§ **What to do**: Skip every image and restate the data word for word.

○ ○ ○ ○ ○ ○ ○

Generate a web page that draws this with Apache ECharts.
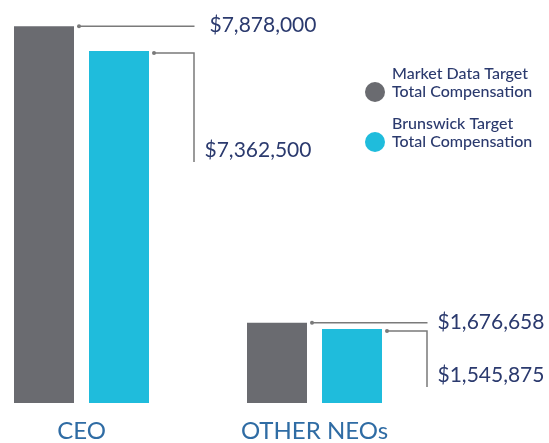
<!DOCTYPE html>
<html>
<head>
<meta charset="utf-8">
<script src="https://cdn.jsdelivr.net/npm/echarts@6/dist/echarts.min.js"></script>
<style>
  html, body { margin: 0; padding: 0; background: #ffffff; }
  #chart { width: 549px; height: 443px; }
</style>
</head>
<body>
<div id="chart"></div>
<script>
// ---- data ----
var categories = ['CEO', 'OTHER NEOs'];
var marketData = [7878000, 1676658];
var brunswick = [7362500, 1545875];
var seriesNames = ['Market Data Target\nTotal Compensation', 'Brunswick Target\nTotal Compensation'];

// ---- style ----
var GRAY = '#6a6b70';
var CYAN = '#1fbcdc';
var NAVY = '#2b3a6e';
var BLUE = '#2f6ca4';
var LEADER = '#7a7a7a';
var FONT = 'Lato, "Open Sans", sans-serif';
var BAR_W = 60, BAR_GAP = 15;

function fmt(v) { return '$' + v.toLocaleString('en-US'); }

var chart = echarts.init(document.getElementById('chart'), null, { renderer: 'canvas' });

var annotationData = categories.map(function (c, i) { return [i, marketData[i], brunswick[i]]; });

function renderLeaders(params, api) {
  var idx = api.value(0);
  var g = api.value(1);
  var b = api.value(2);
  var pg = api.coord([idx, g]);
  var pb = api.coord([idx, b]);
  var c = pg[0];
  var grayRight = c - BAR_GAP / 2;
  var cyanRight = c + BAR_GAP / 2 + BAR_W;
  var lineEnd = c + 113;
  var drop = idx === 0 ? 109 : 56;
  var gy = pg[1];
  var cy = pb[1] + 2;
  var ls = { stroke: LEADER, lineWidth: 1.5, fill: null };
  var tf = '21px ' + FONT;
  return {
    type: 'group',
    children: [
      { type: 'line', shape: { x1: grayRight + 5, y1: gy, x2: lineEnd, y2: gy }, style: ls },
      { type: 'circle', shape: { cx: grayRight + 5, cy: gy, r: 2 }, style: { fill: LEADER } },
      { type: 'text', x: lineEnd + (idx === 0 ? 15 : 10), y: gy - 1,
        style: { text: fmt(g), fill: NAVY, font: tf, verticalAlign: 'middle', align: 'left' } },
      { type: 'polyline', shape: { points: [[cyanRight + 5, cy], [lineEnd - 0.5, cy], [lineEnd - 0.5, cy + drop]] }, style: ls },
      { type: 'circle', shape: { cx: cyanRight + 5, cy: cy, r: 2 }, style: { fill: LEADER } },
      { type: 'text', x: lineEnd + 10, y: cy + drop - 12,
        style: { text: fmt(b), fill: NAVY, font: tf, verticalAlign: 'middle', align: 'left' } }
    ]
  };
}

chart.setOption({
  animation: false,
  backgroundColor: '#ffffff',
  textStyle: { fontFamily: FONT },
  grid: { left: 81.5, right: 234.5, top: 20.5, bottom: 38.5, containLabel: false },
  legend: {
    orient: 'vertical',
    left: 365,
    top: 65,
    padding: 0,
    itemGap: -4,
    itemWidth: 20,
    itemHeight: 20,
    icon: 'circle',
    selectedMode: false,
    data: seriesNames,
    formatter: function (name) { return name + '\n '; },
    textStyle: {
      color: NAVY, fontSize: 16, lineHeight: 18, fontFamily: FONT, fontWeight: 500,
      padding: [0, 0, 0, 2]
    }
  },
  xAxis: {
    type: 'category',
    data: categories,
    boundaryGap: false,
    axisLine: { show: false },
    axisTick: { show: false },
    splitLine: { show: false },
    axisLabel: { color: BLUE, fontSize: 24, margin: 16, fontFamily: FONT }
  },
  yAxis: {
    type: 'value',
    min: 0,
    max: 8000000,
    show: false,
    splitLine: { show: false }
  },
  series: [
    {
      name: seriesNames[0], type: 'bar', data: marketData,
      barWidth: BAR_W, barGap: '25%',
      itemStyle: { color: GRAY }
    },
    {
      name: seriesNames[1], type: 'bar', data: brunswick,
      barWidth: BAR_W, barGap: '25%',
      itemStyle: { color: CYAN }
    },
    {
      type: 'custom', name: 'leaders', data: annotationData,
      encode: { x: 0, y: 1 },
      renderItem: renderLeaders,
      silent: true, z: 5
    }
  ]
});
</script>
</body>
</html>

○ ○ ○ ○ ○ ○ ○

§ **Result for this exercise**:
Generate a web page that draws this with Apache ECharts.
<!DOCTYPE html>
<html>
<head>
<meta charset="utf-8">
<script src="https://cdn.jsdelivr.net/npm/echarts@6/dist/echarts.min.js"></script>
<style>
  html, body { margin: 0; padding: 0; background: #ffffff; }
  #chart { width: 549px; height: 443px; }
</style>
</head>
<body>
<div id="chart"></div>
<script>
// ---- data ----
var categories = ['CEO', 'OTHER NEOs'];
var marketData = [7878000, 1676658];
var brunswick = [7362500, 1545875];
var seriesNames = ['Market Data Target\nTotal Compensation', 'Brunswick Target\nTotal Compensation'];

// ---- style ----
var GRAY = '#6a6b70';
var CYAN = '#1fbcdc';
var NAVY = '#2b3a6e';
var BLUE = '#2f6ca4';
var LEADER = '#7a7a7a';
var FONT = 'Lato, "Open Sans", sans-serif';
var BAR_W = 60, BAR_GAP = 15;

function fmt(v) { return '$' + v.toLocaleString('en-US'); }

var chart = echarts.init(document.getElementById('chart'), null, { renderer: 'canvas' });

var annotationData = categories.map(function (c, i) { return [i, marketData[i], brunswick[i]]; });

function renderLeaders(params, api) {
  var idx = api.value(0);
  var g = api.value(1);
  var b = api.value(2);
  var pg = api.coord([idx, g]);
  var pb = api.coord([idx, b]);
  var c = pg[0];
  var grayRight = c - BAR_GAP / 2;
  var cyanRight = c + BAR_GAP / 2 + BAR_W;
  var lineEnd = c + 113;
  var drop = idx === 0 ? 109 : 56;
  var gy = pg[1];
  var cy = pb[1] + 2;
  var ls = { stroke: LEADER, lineWidth: 1.5, fill: null };
  var tf = '21px ' + FONT;
  return {
    type: 'group',
    children: [
      { type: 'line', shape: { x1: grayRight + 5, y1: gy, x2: lineEnd, y2: gy }, style: ls },
      { type: 'circle', shape: { cx: grayRight + 5, cy: gy, r: 2 }, style: { fill: LEADER } },
      { type: 'text', x: lineEnd + (idx === 0 ? 15 : 10), y: gy - 1,
        style: { text: fmt(g), fill: NAVY, font: tf, verticalAlign: 'middle', align: 'left' } },
      { type: 'polyline', shape: { points: [[cyanRight + 5, cy], [lineEnd - 0.5, cy], [lineEnd - 0.5, cy + drop]] }, style: ls },
      { type: 'circle', shape: { cx: cyanRight + 5, cy: cy, r: 2 }, style: { fill: LEADER } },
      { type: 'text', x: lineEnd + 10, y: cy + drop - 12,
        style: { text: fmt(b), fill: NAVY, font: tf, verticalAlign: 'middle', align: 'left' } }
    ]
  };
}

chart.setOption({
  animation: false,
  backgroundColor: '#ffffff',
  textStyle: { fontFamily: FONT },
  grid: { left: 81.5, right: 234.5, top: 20.5, bottom: 38.5, containLabel: false },
  legend: {
    orient: 'vertical',
    left: 365,
    top: 65,
    padding: 0,
    itemGap: -4,
    itemWidth: 20,
    itemHeight: 20,
    icon: 'circle',
    selectedMode: false,
    data: seriesNames,
    formatter: function (name) { return name + '\n '; },
    textStyle: {
      color: NAVY, fontSize: 16, lineHeight: 18, fontFamily: FONT, fontWeight: 500,
      padding: [0, 0, 0, 2]
    }
  },
  xAxis: {
    type: 'category',
    data: categories,
    boundaryGap: false,
    axisLine: { show: false },
    axisTick: { show: false },
    splitLine: { show: false },
    axisLabel: { color: BLUE, fontSize: 24, margin: 16, fontFamily: FONT }
  },
  yAxis: {
    type: 'value',
    min: 0,
    max: 8000000,
    show: false,
    splitLine: { show: false }
  },
  series: [
    {
      name: seriesNames[0], type: 'bar', data: marketData,
      barWidth: BAR_W, barGap: '25%',
      itemStyle: { color: GRAY }
    },
    {
      name: seriesNames[1], type: 'bar', data: brunswick,
      barWidth: BAR_W, barGap: '25%',
      itemStyle: { color: CYAN }
    },
    {
      type: 'custom', name: 'leaders', data: annotationData,
      encode: { x: 0, y: 1 },
      renderItem: renderLeaders,
      silent: true, z: 5
    }
  ]
});
</script>
</body>
</html>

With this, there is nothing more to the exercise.